Young Alumni Win Spot at the Venice Biennale with “Regenerate Fort Carroll”
By Jenny M. Abel
More than 70 years after its construction began in 1847, it was abandoned, having never fulfilled its original purpose. Yet, every year, more than 11 million cars and numerous ships pass the prominent but puzzling site. And although it’s technically off limits to visitors, venturesome souls find ways to overcome the island’s inaccessibility and explore its 3.4 acres—on foot or from kayaks.
Fort Carroll has been the subject of off-and-on debate for years. Situated amidst active shipping lanes at the mouth of the Patapsco River near Baltimore, Md., the island—which never saw major combat—is inhabited today by one of the most diverse bird populations around.
However, the abandoned fort’s reputation as an obsolete relic enshrouded in mystery—and ecological obstacles—may be poised to change, if two University of Virginia School of Architecture alumni have their way.
Sharing an interest in adaptive reuse, Sara A. Harper (BSArch ’11) and Colin P. Curley (BSArch ’11) recently proposed turning Fort Carroll into a gateway ecological park in a design that won Runners Up recognition in Architecture for Humanity’s 2011 Open Architecture Challenge: [Un] Restricted Access. The competition asked architects and designers to “partner with community groups across the world and develop innovative solutions to re-envision closed, abandoned, and decommissioned military sites.”
Harper and Curley’s “Regenerate Fort Carroll” design was among the competition’s 13 finalists, judged based on five criteria: community impact, contextual appropriateness, ecological footprint, economic viability, and design quality. The finalists will be on exhibit at this fall’s Venice Biennale, after which they will travel to locations worldwide.
“This competition was such a great experience, and Sara and I are both very honored to be traveling to Venice at the end of this month to be present for the opening of the exhibition,” said Curley. “We’ll be there to answer questions about our design, as well as to represent the A-school and U.Va.”
Upon graduation, both Harper and Curley received the Sean Steele-Nicholson Award, which will help the pair fund their trip to Venice. The prize honors a 1991 A-school graduate who died tragically less than two months after graduation when his fishing boat sank in the Yukon River as he was exploring Alaska and determining the next steps toward an architecture career.
“I think using the funding in this way really captures the spirit of the award and its namesake,” Harper said. “Just like Sean, we want to take life by the horns, do our best, use the skills we learned at the A-school, and make an impact in the community.”

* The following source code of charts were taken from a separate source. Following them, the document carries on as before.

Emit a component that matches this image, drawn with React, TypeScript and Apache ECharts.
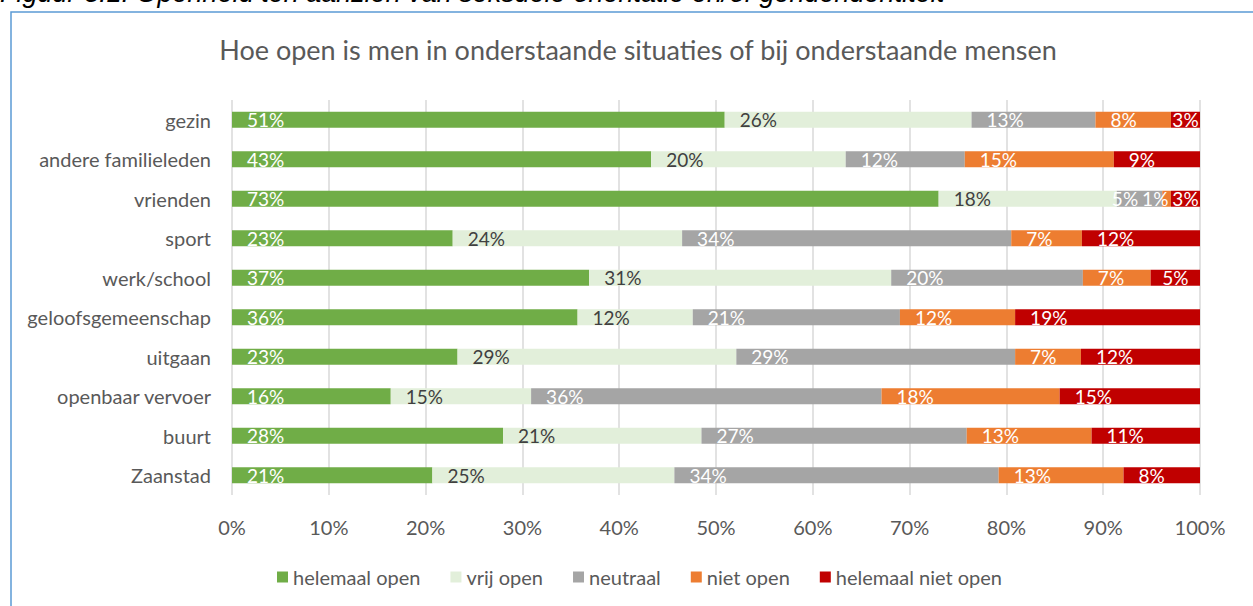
import React, { useEffect, useRef } from 'react';
import * as echarts from 'echarts';

const caption = 'Figuur 3.1: Openheid ten aanzien van seksuele oriëntatie en/of genderidentiteit';
const chartTitle = 'Hoe open is men in onderstaande situaties of bij onderstaande mensen';
const categories = ['gezin', 'andere familieleden', 'vrienden', 'sport', 'werk/school', 'geloofsgemeenschap', 'uitgaan', 'openbaar vervoer', 'buurt', 'Zaanstad'];
const seriesNames = ['helemaal open', 'vrij open', 'neutraal', 'niet open', 'helemaal niet open'];
const helemaalOpen = [50.9, 43.3, 73.0, 22.8, 36.9, 35.7, 23.3, 16.4, 28.0, 20.7];
const vrijOpen = [25.5, 20.1, 18.4, 23.7, 31.2, 11.9, 28.8, 14.5, 20.5, 25.0];
const neutraal = [12.8, 12.3, 4.7, 34.0, 19.8, 21.4, 28.8, 36.2, 27.4, 33.5];
const nietOpen = [7.8, 15.4, 0.9, 7.3, 7.0, 11.9, 6.8, 18.4, 12.9, 12.9];
const helemaalNietOpen = [3.0, 8.9, 3.0, 12.2, 5.1, 19.1, 12.3, 14.5, 11.2, 7.9];
const xMin = 0;
const xMax = 100;
const xInterval = 10;

const COLORS = ['#70AD47', '#E2EFDA', '#A5A5A5', '#ED7D31', '#C00000'];
const LABEL_COLORS = ['#FFFFFF', '#404040', '#FFFFFF', '#FFFFFF', '#FFFFFF'];
const FONT = 'Lato, "Noto Sans", sans-serif';
const TEXT_GREY = '#595959';
const GRID_LEFT = 232;
const GRID_RIGHT_X = 1200;
const LABEL_SIZE = 19;

export default function App() {
  const ref = useRef<HTMLDivElement>(null);
  useEffect(() => {
    if (!ref.current) return;
    const chart = echarts.init(ref.current, null, { renderer: 'svg' });
    const plotW = GRID_RIGHT_X - GRID_LEFT;
    const allValues = [helemaalOpen, vrijOpen, neutraal, nietOpen, helemaalNietOpen];
    const ctx = document.createElement('canvas').getContext('2d');
    const measure = (t: string) => {
      if (!ctx) return t.length * 10;
      ctx.font = `${LABEL_SIZE}px Lato`;
      return ctx.measureText(t).width;
    };
    const offsets = allValues.map(() => categories.map(() => 15));
    categories.forEach((_, r) => {
      let acc = 0;
      const items = allValues.map((vals) => {
        const start = GRID_LEFT + (acc / 100) * plotW;
        const w = (vals[r] / 100) * plotW;
        acc += vals[r];
        const lw = measure(Math.round(vals[r]) + '%');
        const pad = Math.min(15, (w - lw) / 2);
        return { start, lw, x: start + pad };
      });
      for (let i = items.length - 1; i >= 0; i--) {
        const limit = i === items.length - 1 ? GRID_RIGHT_X : items[i + 1].x - 4;
        if (items[i].x + items[i].lw > limit) items[i].x = limit - items[i].lw;
      }
      items.forEach((it, s) => {
        offsets[s][r] = it.x - it.start;
      });
    });

    const series = allValues.map((vals, s) => ({
      name: seriesNames[s],
      type: 'bar',
      stack: 'total',
      barWidth: 16,
      itemStyle: { color: COLORS[s] },
      label: {
        show: true,
        align: 'left',
        verticalAlign: 'middle',
        color: LABEL_COLORS[s],
        fontSize: LABEL_SIZE,
        fontFamily: FONT,
        formatter: (p: any) => Math.round(p.value) + '%',
      },
      emphasis: { disabled: true },
      data: vals.map((v, r) => ({ value: v, label: { position: [offsets[s][r], '50%'] } })),
    }));

    chart.setOption({
      animation: false,
      backgroundColor: '#FFFFFF',
      title: {
        text: chartTitle,
        left: 633,
        textAlign: 'center',
        top: 31,
        textStyle: { color: TEXT_GREY, fontSize: 27, fontWeight: 'normal', fontFamily: FONT },
      },
      graphic: [
        {
          type: 'rect',
          shape: { x: 11, y: 12, width: 1400, height: 800 },
          style: { fill: 'none', stroke: '#5B9BD5', lineWidth: 1.5 },
          silent: true,
        },
        {
          type: 'text',
          x: 0,
          y: -7,
          style: {
            text: caption,
            fill: '#000000',
            font: 'italic 27px "Liberation Sans", Arial, sans-serif',
            textVerticalAlign: 'middle',
          },
          silent: true,
        },
      ],
      legend: {
        data: seriesNames,
        left: 277,
        top: 567,
        padding: 0,
        icon: 'rect',
        itemWidth: 11,
        itemHeight: 11,
        itemGap: 30,
        textStyle: { color: TEXT_GREY, fontSize: 20, fontFamily: FONT },
      },
      grid: { left: GRID_LEFT, right: 1253 - GRID_RIGHT_X, top: 100, bottom: 111, outerBoundsMode: 'none' },
      xAxis: {
        type: 'value',
        min: xMin,
        max: xMax,
        interval: xInterval,
        axisLine: { show: false },
        axisTick: { show: false },
        splitLine: { lineStyle: { color: '#D9D9D9', width: 1.5 } },
        axisLabel: { formatter: '{value}%', color: TEXT_GREY, fontSize: 20, fontFamily: FONT, margin: 22 },
      },
      yAxis: {
        type: 'category',
        data: categories,
        inverse: true,
        axisLine: { show: false },
        axisTick: { show: false },
        axisLabel: { color: TEXT_GREY, fontSize: 20, fontFamily: FONT, margin: 21 },
      },
      series,
    });
    return () => chart.dispose();
  }, []);
  return <div ref={ref} style={{ position: 'fixed', left: 0, top: 0, width: 1253, height: 606 }} />;
}
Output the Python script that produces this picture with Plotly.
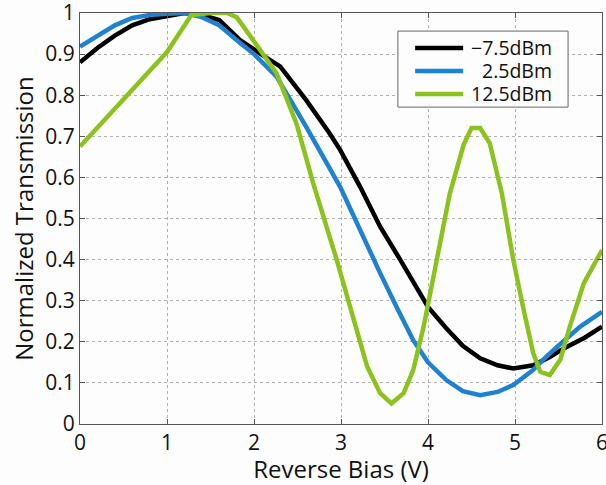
import plotly.graph_objects as go

# -7.5 dBm
x_black = [0.0, 0.2, 0.4, 0.6, 0.8, 1.0, 1.2, 1.4, 1.6, 1.84, 2.0, 2.15, 2.3, 2.6, 2.87, 2.99, 3.22, 3.3, 3.45, 3.68, 4.0, 4.21, 4.4, 4.6, 4.8, 4.98, 5.21, 5.4, 5.56, 5.8, 6.0]
y_black = [0.88, 0.915, 0.945, 0.97, 0.985, 0.992, 1.0, 0.995, 0.983, 0.934, 0.91, 0.89, 0.87, 0.788, 0.707, 0.667, 0.577, 0.545, 0.48, 0.40, 0.285, 0.233, 0.19, 0.16, 0.143, 0.135, 0.143, 0.163, 0.184, 0.21, 0.237]

# 2.5 dBm
x_blue = [0.0, 0.2, 0.4, 0.6, 0.8, 1.0, 1.2, 1.4, 1.6, 1.84, 2.0, 2.26, 2.6, 2.99, 3.37, 3.45, 3.65, 3.83, 4.0, 4.21, 4.4, 4.6, 4.8, 4.98, 5.2, 5.36, 5.55, 5.75, 6.0]
y_blue = [0.918, 0.945, 0.97, 0.988, 0.995, 0.998, 1.0, 0.99, 0.97, 0.927, 0.90, 0.845, 0.723, 0.577, 0.40, 0.367, 0.28, 0.204, 0.15, 0.107, 0.08, 0.07, 0.078, 0.095, 0.13, 0.164, 0.2, 0.237, 0.273]

# 12.5 dBm
x_green = [0.0, 0.5, 1.0, 1.28, 1.5, 1.69, 1.8, 1.99, 2.26, 2.49, 2.68, 2.95, 3.3, 3.45, 3.58, 3.72, 3.83, 3.95, 4.1, 4.25, 4.41, 4.5, 4.6, 4.71, 4.85, 4.98, 5.1, 5.21, 5.29, 5.4, 5.52, 5.63, 5.79, 5.95, 6.0]
y_green = [0.675, 0.79, 0.905, 0.995, 1.0, 1.0, 0.99, 0.934, 0.853, 0.73, 0.586, 0.40, 0.14, 0.075, 0.05, 0.075, 0.131, 0.237, 0.40, 0.56, 0.68, 0.72, 0.72, 0.683, 0.56, 0.40, 0.277, 0.172, 0.127, 0.119, 0.156, 0.237, 0.342, 0.405, 0.423]

series_names = ["\u22127.5dBm", "2.5dBm", "12.5dBm"]
series_colors = ["#000000", "#1f82d0", "#8cc21e"]

xs = [x_black, x_blue, x_green]
ys = [y_black, y_blue, y_green]

x_ticks = [0, 1, 2, 3, 4, 5, 6]
y_ticks = [0, 0.1, 0.2, 0.3, 0.4, 0.5, 0.6, 0.7, 0.8, 0.9, 1]
y_ticklabels = ["0", "0.1", "0.2", "0.3", "0.4", "0.5", "0.6", "0.7", "0.8", "0.9", "1"]

FONT = "Open Sans"
TXT = "#111111"
LINE_W = 4.5

fig = go.Figure()
for x, y, n, c in zip(xs, ys, series_names, series_colors):
    fig.add_trace(go.Scatter(x=x, y=y, mode="lines", name=n, showlegend=False,
                             line=dict(color=c, width=LINE_W)))

axis_common = dict(
    showline=True, linecolor="#555555", linewidth=1, mirror="ticks",
    ticks="inside", ticklen=5, tickcolor="#555555",
    showgrid=True, gridcolor="#b0b0b0", gridwidth=1, griddash="dot",
    zeroline=False, tickfont=dict(family=FONT, size=21, color=TXT),
    ticklabeloverflow="allow", automargin=False,
)

# custom compact legend box (paper coordinates)
legend_box = dict(x0=0.609, x1=0.935, y0=0.771, y1=0.956)
legend_rows_y = [0.915, 0.859, 0.803]
legend_line_x = (0.642, 0.734)
legend_text_right = 0.908

shapes = [dict(type="rect", xref="paper", yref="paper", **legend_box,
               line=dict(color="#666666", width=1), fillcolor="#fdfdfd", layer="above")]
annotations = []
for n, c, ry in zip(series_names, series_colors, legend_rows_y):
    shapes.append(dict(type="line", xref="paper", yref="paper",
                       x0=legend_line_x[0], x1=legend_line_x[1], y0=ry, y1=ry,
                       line=dict(color=c, width=LINE_W), layer="above"))
    annotations.append(dict(xref="paper", yref="paper", x=legend_text_right, y=ry,
                            xanchor="right", yanchor="middle", text=n, showarrow=False,
                            font=dict(family=FONT, size=19.5, color=TXT)))

fig.update_layout(
    width=606, height=485,
    margin=dict(l=80, r=4, t=13, b=61, autoexpand=False),
    paper_bgcolor="#fdfdfd", plot_bgcolor="#fdfdfd",
    font=dict(family=FONT, color=TXT),
    xaxis=dict(range=[0, 6], tickvals=x_ticks, ticktext=[str(t) for t in x_ticks],
               title=dict(text="Reverse Bias (V)", font=dict(family=FONT, size=24), standoff=5),
               **axis_common),
    yaxis=dict(range=[0, 1], tickvals=y_ticks, ticktext=y_ticklabels,
               title=dict(text="Normalized Transmission", font=dict(family=FONT, size=24), standoff=4),
               **axis_common),
    shapes=shapes,
    annotations=annotations,
)

fig.write_html("out.html")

Indeed, the process through which Harper and Curley had to go to enter Architecture for Humanity’s biannual competition embodies the perseverance, excellence, and enthusiasm honored by the Steele-Nicholson Award. The pair overcame the challenge of working remotely—Harper from Baltimore, Curley from New York—and sacrificed countless hours of sleep.
“We both have full-time jobs, so it wasn’t easy,” conceded Harper. “However, we were prepared by the intensity fostered in our education at the A-school, especially for research.”
Curley said the competition especially showed him the value of the A-school’s interdisciplinary focus.
“In addition to blending my design, historic preservation, and architectural history backgrounds, the competition drew upon an environmental sciences class I took,” he said. “That oceanography course covered problems facing the Chesapeake Bay, and we see ‘Regenerate Fort Carroll’ as a precedent for other projects that would address some of those problems.”
Harper currently works as a research fellow with the A-school, where she is project manager for the Initiative reCOVER program, while Curley is a designer/draftsperson for FXFOWLE Architects. Both serve on the School of Architecture Young Alumni Council (AYAC).
“We truly appreciate our A-school education and are excited to stay involved and give back in any way we can,” Curley said.